3.4 Sharp Bound on Missing Mass

A significant technical contribution is a sharp high-probability upper bound on the missing mass (and underestimated mass).

Result: $M_n \lesssim \frac{s^\circ_n(P) + \log(1/\delta)}{n}$ .
Significance: This bound is nearly optimal and improves upon previous distribution-free bounds (e.g., McAllester & Schapire, Ben-Hamou et al.) which often suffered from suboptimal dependencies on $d$ or $\epsilon$ in specific regimes.

4. Significance and Impact

Resolution of Open Questions: The paper settles the question of the optimal high-probability rate for discrete distribution estimation in KL divergence.

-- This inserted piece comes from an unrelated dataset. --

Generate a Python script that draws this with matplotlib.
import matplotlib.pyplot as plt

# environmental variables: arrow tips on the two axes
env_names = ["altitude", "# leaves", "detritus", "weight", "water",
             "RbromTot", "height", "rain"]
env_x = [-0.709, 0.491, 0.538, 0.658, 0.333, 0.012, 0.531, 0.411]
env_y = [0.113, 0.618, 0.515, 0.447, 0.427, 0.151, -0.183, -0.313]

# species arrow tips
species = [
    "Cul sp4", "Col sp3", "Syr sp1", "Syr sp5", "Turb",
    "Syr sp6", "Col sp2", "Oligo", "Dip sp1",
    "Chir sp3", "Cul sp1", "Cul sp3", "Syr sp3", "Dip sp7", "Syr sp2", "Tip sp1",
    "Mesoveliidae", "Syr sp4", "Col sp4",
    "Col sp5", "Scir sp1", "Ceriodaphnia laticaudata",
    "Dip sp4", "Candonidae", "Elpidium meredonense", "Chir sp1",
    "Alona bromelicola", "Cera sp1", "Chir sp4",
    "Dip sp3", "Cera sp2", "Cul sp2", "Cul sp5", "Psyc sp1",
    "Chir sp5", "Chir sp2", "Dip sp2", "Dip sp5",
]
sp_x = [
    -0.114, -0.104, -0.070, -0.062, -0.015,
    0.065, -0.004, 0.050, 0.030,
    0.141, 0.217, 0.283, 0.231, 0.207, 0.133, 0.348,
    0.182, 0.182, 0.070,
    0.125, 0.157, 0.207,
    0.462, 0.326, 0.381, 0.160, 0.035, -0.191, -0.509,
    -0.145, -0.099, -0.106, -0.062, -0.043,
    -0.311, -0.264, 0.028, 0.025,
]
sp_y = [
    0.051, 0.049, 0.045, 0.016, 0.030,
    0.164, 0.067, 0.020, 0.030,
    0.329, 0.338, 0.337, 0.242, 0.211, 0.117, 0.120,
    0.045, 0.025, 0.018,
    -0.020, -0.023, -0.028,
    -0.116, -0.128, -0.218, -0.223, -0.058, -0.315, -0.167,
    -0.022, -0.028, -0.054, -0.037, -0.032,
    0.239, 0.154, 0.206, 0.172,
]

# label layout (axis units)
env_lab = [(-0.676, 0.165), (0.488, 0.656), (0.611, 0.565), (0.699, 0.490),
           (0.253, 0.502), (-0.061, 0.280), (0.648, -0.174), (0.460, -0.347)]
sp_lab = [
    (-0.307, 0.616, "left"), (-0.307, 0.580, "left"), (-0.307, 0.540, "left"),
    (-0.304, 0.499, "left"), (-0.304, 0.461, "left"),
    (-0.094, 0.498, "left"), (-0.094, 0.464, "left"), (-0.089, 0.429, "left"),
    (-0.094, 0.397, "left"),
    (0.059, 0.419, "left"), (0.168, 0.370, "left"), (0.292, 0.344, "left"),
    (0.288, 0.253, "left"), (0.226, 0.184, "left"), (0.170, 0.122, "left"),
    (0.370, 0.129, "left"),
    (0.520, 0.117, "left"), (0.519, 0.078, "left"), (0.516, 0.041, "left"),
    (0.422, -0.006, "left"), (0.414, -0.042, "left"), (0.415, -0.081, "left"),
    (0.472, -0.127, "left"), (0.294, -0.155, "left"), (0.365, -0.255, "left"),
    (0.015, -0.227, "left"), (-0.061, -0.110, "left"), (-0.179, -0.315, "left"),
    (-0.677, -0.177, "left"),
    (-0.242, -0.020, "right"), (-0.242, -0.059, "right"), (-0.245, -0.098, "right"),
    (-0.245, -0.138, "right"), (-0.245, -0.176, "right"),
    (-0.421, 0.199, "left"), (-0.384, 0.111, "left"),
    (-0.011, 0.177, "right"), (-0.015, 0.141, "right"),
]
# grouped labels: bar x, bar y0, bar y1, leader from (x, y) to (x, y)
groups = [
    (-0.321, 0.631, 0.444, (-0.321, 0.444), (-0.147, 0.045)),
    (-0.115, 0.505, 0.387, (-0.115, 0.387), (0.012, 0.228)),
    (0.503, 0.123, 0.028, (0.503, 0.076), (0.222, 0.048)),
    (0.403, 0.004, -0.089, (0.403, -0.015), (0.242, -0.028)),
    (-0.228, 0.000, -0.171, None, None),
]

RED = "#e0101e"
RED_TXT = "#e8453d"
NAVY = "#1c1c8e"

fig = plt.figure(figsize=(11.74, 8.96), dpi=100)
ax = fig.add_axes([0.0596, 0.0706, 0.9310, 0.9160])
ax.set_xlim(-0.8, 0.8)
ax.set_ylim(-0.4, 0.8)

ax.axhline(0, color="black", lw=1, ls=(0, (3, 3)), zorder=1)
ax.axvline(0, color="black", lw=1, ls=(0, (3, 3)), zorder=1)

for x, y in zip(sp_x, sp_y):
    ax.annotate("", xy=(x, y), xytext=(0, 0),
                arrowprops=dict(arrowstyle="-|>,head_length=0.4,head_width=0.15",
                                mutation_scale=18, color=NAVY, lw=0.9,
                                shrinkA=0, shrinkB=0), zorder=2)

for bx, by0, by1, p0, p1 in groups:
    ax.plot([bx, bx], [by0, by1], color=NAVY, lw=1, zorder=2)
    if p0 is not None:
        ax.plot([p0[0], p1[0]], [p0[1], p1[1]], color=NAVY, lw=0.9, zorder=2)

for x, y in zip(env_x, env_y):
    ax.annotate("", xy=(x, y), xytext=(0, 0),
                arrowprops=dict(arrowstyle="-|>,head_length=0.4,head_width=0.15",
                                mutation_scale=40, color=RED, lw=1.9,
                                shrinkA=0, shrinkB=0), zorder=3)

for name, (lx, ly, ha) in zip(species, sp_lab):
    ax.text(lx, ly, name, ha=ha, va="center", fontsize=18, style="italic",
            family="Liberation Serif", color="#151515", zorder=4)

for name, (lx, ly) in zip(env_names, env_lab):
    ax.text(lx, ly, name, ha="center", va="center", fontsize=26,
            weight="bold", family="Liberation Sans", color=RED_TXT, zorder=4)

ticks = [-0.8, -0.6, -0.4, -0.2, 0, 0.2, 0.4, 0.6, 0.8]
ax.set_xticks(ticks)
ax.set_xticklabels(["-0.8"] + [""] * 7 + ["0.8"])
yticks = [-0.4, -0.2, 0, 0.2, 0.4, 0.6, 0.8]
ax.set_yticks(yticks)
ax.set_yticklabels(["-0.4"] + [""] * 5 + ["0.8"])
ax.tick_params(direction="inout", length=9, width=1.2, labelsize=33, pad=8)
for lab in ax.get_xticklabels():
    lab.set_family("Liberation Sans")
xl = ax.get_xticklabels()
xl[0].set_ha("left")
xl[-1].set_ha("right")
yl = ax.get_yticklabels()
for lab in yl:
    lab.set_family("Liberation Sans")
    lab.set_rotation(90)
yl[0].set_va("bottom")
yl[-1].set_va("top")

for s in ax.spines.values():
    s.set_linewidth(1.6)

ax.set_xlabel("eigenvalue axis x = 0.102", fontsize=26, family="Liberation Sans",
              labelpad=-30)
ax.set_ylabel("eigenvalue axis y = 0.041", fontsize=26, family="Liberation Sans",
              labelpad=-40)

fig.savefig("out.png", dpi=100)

It clarifies the trade-offs between confidence-independent and confidence-dependent estimators.
Computational Efficiency: Unlike previous state-of-the-art high-probability bounds that required computationally expensive estimators (involving integration over the simplex), the optimal bounds here are achieved by simple, computationally efficient smoothing rules (Laplace and its variants).
Sparsity Adaptation: The work provides a rigorous theoretical justification for adaptive smoothing techniques used in practice (like Kneser-Ney smoothing in NLP), showing they can achieve minimax-optimal rates without prior knowledge of sparsity.
Methodological Advances: The derivation of sharp tail bounds for the missing mass and the use of moment-based techniques (avoiding moment generating functions due to super-exponential tails) offer new tools for analyzing concentration in discrete settings.

In summary, this paper provides a comprehensive characterization of the statistical limits of estimating discrete distributions in relative entropy, bridging the gap between asymptotic theory and finite-sample high-probability guarantees, and offering practical, optimal estimators for both dense and sparse regimes.